>> Begin
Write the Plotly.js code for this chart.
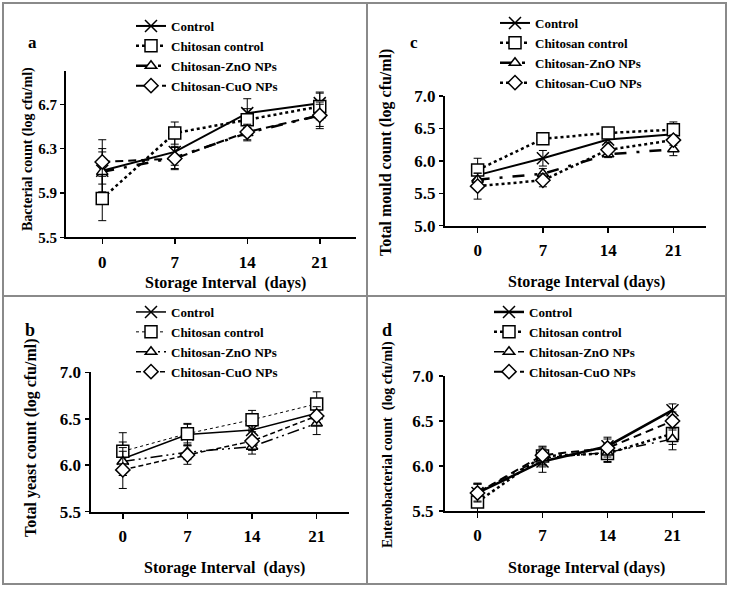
<!DOCTYPE html>
<html><head><meta charset="utf-8">
<script src="https://cdn.plot.ly/plotly-3.0.1.min.js"></script>
<style>html,body{margin:0;padding:0;background:#fff}#chart{width:732px;height:591px}</style>
</head><body><div id="chart"></div>
<script>
// ---- data ----
const days = ['0', '7', '14', '21'];
const seriesNames = ['Control', 'Chitosan control', 'Chitosan-ZnO NPs', 'Chitosan-CuO NPs'];

// panel a: Bacterial count
const aControl  = [6.10, 6.27, 6.62, 6.71];
const aChitosan = [5.85, 6.44, 6.56, 6.68];
const aZnO      = [6.09, 6.22, 6.44, 6.60];
const aCuO      = [6.18, 6.21, 6.45, 6.60];
const aControlErr  = [0.20, 0.12, 0.13, 0.10];
const aChitosanErr = [0.20, 0.10, 0.10, 0.12];
const aZnOErr      = [0.18, 0.10, 0.07, 0.12];
const aCuOErr      = [0.20, 0.10, 0.07, 0.10];

// panel c: Total mould count
const cControl  = [5.78, 6.04, 6.33, 6.41];
const cChitosan = [5.86, 6.34, 6.43, 6.48];
const cZnO      = [5.71, 5.80, 6.10, 6.18];
const cCuO      = [5.61, 5.70, 6.17, 6.32];
const cControlErr  = [0.10, 0.12, 0.05, 0.08];
const cChitosanErr = [0.18, 0.05, 0.04, 0.12];
const cZnOErr      = [0.10, 0.08, 0.05, 0.10];
const cCuOErr      = [0.20, 0.10, 0.05, 0.08];

// panel b: Total yeast count
const bControl  = [6.07, 6.33, 6.38, 6.56];
const bChitosan = [6.15, 6.34, 6.49, 6.66];
const bZnO      = [6.04, 6.14, 6.20, 6.45];
const bCuO      = [5.95, 6.11, 6.26, 6.53];
const bControlErr  = [0.18, 0.12, 0.10, 0.10];
const bChitosanErr = [0.20, 0.10, 0.10, 0.13];
const bZnOErr      = [0.15, 0.08, 0.08, 0.12];
const bCuOErr      = [0.20, 0.10, 0.10, 0.10];

// panel d: Enterobacterial count
const dControl  = [5.70, 6.05, 6.22, 6.62];
const dChitosan = [5.60, 6.11, 6.14, 6.36];
const dZnO      = [5.71, 6.09, 6.15, 6.30];
const dCuO      = [5.70, 6.12, 6.20, 6.50];
const dControlErr  = [0.10, 0.12, 0.10, 0.07];
const dChitosanErr = [0.20, 0.10, 0.10, 0.12];
const dZnOErr      = [0.10, 0.10, 0.10, 0.12];
const dCuOErr      = [0.10, 0.10, 0.10, 0.10];

// ---- styles ----
const FONT = 'Liberation Serif, Times New Roman, serif';
const symbols = ['x-thin-open', 'square', 'triangle-up', 'diamond'];
const sizes = [12, 12, 10, 11];
const fills = ['black', 'white', 'white', 'white'];

const panels = [
  {key:'a', xa:'x',  ya:'y',  legend:'legend',
   vals:[aControl,aChitosan,aZnO,aCuO], errs:[aControlErr,aChitosanErr,aZnOErr,aCuOErr],
   widths:[2,2.5,2.5,2], dashes:['solid','dot','12px,10px,3px,10px','8px,5px']},
  {key:'c', xa:'x2', ya:'y2', legend:'legend2',
   vals:[cControl,cChitosan,cZnO,cCuO], errs:[cControlErr,cChitosanErr,cZnOErr,cCuOErr],
   widths:[2,2.5,2.5,2.5], dashes:['solid','dot','12px,10px,3px,10px','dot']},
  {key:'b', xa:'x3', ya:'y3', legend:'legend3',
   vals:[bControl,bChitosan,bZnO,bCuO], errs:[bControlErr,bChitosanErr,bZnOErr,bCuOErr],
   widths:[1.5,1,1.5,1.5], dashes:['solid','dot','12px,4px,2px,4px,2px,4px','5px,3px']},
  {key:'d', xa:'x4', ya:'y4', legend:'legend4',
   vals:[dControl,dChitosan,dZnO,dCuO], errs:[dControlErr,dChitosanErr,dZnOErr,dCuOErr],
   widths:[2.5,2.5,1.5,2], dashes:['solid','dot','10px,6px,2px,6px','8px,5px']}
];

const traces = [];
panels.forEach(p => {
  for (let i = 0; i < 4; i++) {
    traces.push({
      type:'scatter', mode:'lines+markers',
      x: days, y: p.vals[i], name: seriesNames[i],
      xaxis: p.xa, yaxis: p.ya, legend: p.legend,
      line:{color:'black', width:p.widths[i], dash:p.dashes[i]},
      marker:{symbol:symbols[i], size:sizes[i], color:fills[i], line:{color:'black', width:1.5}},
      error_y:{type:'data', array:p.errs[i], visible:true, color:'black', thickness:1, width:4},
      cliponaxis:false
    });
  }
});

function xax(domain, anchor){
  return {domain:domain, anchor:anchor, type:'category', range:[-0.5,3.5], showline:true, linecolor:'black', linewidth:2,
    ticks:'outside', ticklen:5, tickcolor:'black', tickwidth:1.5, showgrid:false, zeroline:false,
    tickfont:{family:FONT, size:17, color:'black', weight:'bold'}, ticklabelstandoff:3, fixedrange:true};
}
function yax(domain, anchor, range, dtick, size, standoff){
  return {domain:domain, anchor:anchor, range:range, tick0:range[0], dtick:dtick, showline:true, linecolor:'black', linewidth:2,
    ticks:'outside', ticklen:4, tickcolor:'black', tickwidth:1.5, showgrid:false, zeroline:false,
    tickformat:'.1f', tickfont:{family:FONT, size:size, color:'black', weight:'bold'},
    ticklabelstandoff:standoff, fixedrange:true};
}
function leg(x, y, gap){
  return {x:x, y:y, xanchor:'left', yanchor:'top', bgcolor:'rgba(0,0,0,0)', borderwidth:0,
    font:{family:FONT, size:13, color:'black', weight:'bold'}, tracegroupgap:gap, itemwidth:30};
}
const W = 732, H = 591;
const px = v => v / W, py = v => 1 - v / H;

function ann(text, x, y, size, angle){
  return {text:text, x:px(x), y:py(y), xref:'paper', yref:'paper', showarrow:false,
    textangle:angle||0, font:{family:FONT, size:size, color:'black', weight:'bold'},
    xanchor:'center', yanchor:'middle'};
}

const grey = {color:'#8a8a8a', width:2};
const layout = {
  width:W, height:H, margin:{l:0, r:0, t:0, b:0}, paper_bgcolor:'white', plot_bgcolor:'rgba(0,0,0,0)',
  showlegend:true,
  xaxis:  xax([px(66), px(356)], 'y'),
  yaxis:  yax([py(237.3), py(71)], 'x', [5.5, 7.0], 0.4, 15, 0),
  xaxis2: xax([px(445), px(706)], 'y2'),
  yaxis2: yax([py(225.7), py(96)], 'x2', [5.0, 7.0], 0.5, 17, 0),
  xaxis3: xax([px(90.5), px(349)], 'y3'),
  yaxis3: yax([py(511.7), py(372.3)], 'x3', [5.5, 7.0], 0.5, 17, 0),
  xaxis4: xax([px(445), px(705)], 'y4'),
  yaxis4: yax([py(511), py(376)], 'x4', [5.5, 7.0], 0.5, 17, 2),
  legend:  leg(px(131), py(11), 0),
  legend2: leg(px(495), py(8), 0),
  legend3: leg(px(131), py(297), 0),
  legend4: leg(px(489), py(297), 0),
  shapes:[
    {type:'rect', xref:'paper', yref:'paper', x0:px(3), x1:px(726), y0:py(3), y1:py(584), line:grey, fillcolor:'rgba(0,0,0,0)'},
    {type:'line', xref:'paper', yref:'paper', x0:px(367), x1:px(367), y0:py(3), y1:py(584), line:grey},
    {type:'line', xref:'paper', yref:'paper', x0:px(3), x1:px(726), y0:py(296), y1:py(296), line:grey}
  ],
  annotations:[
    ann('a', 32, 43, 17), ann('c', 414, 43, 17), ann('b', 30, 330, 18), ann('d', 387, 330, 18),
    ann('Storage Interval  (days)', 225, 283, 16), ann('Storage Interval (days)', 586, 282, 16),
    ann('Storage Interval  (days)', 224, 568, 16), ann('Storage Interval (days)', 586, 568, 16),
    ann('Bacterial count (log cfu/ml)', 28, 149, 14, -90),
    ann('Total mould count (log cfu/ml)', 386, 153, 16, -90),
    ann('Total yeast count (log cfu/ml)', 31, 438, 16, -90),
    ann('Enterobacterial count  (log cfu/ml)', 388, 445, 14, -90)
  ]
};
Plotly.newPlot('chart', traces, layout, {displayModeBar:false, staticPlot:true});
</script></body></html>
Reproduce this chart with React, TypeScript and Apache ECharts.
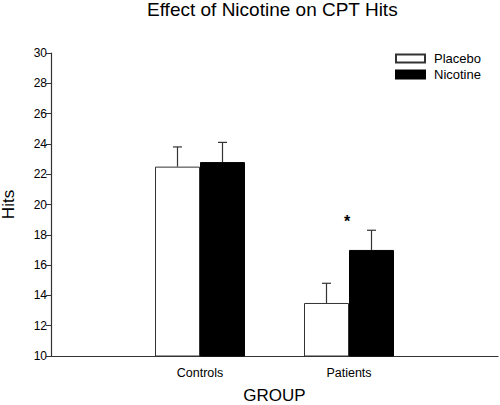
>> End
### [PROBLEM TO SOLVE]
Pictures excluded, repeat the records exactly from their opening line through the line containing "const seriesNames = ['Control', 'Chitosan".

### [TASK RESULT]
Write the Plotly.js code for this chart.
<!DOCTYPE html>
<html><head><meta charset="utf-8">
<script src="https://cdn.plot.ly/plotly-3.0.1.min.js"></script>
<style>html,body{margin:0;padding:0;background:#fff}#chart{width:732px;height:591px}</style>
</head><body><div id="chart"></div>
<script>
// ---- data ----
const days = ['0', '7', '14', '21'];
const seriesNames = ['Control', 'Chitosan control', 'Chitosan-ZnO NPs', 'Chitosan-CuO NPs'];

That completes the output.